Speaking to The NfN, Basanta Singha Roy offered his expert insights into what might have gone wrong. “In adventure sports, one has to be calculative considering his physical condition. To achieve a dream, one might have to wait long—even turn back from near the summit. Though it cannot be said conclusively what led to the accident. But as far as I’ve heard, Subrata’s movement became slow. This indicates his physical condition was not fit enough to proceed from the last camp, and eventually, he became immobile when he refused to go further,” he explained.

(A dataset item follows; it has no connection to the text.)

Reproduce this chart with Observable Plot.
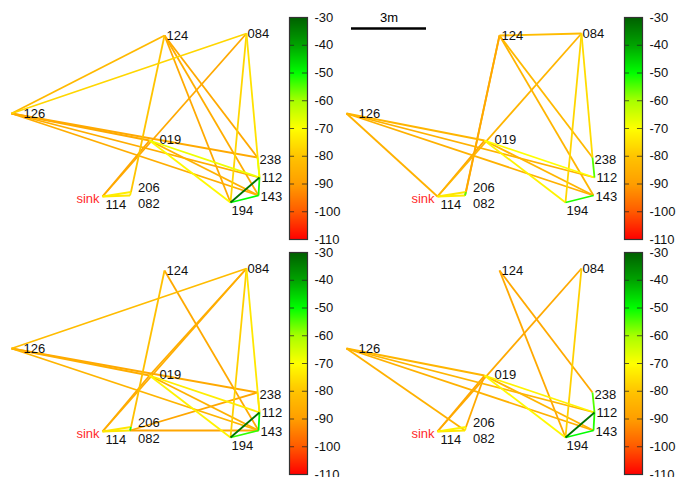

He further added a critical detail: “Another issue was that Subrata started late from the last camp. Climbers usually begin by 8 PM the previous night, allowing around 12 hours to summit. But due to bad weather, they started late and summited at 2 PM—too late to safely return.” Singha Roy went on to elaborate, “This likely caused a deficit in oxygen supply. Climbers typically carry five cylinders—four with the Sherpa, one with the climber. Three are deposited along the route for use during descent. I believe they failed to reach the deposit points. Once the oxygen ran out, the Sherpa tried his best to revive him but failed. So he left Subrata behind… there was no one else to help.” He concluded with a poignant reflection,
“It is quite painful for me to digest the news of the demise of my student… whom I taught the intricacies of climbing. He had, however, distanced himself from me in recent years and wasn’t in touch, though he remained a member of my organization.” The dream of Everest, so gloriously achieved, ultimately demanded the ultimate price, leaving Ranaghat to grapple with a loss as monumental as the peak Subrata conquered.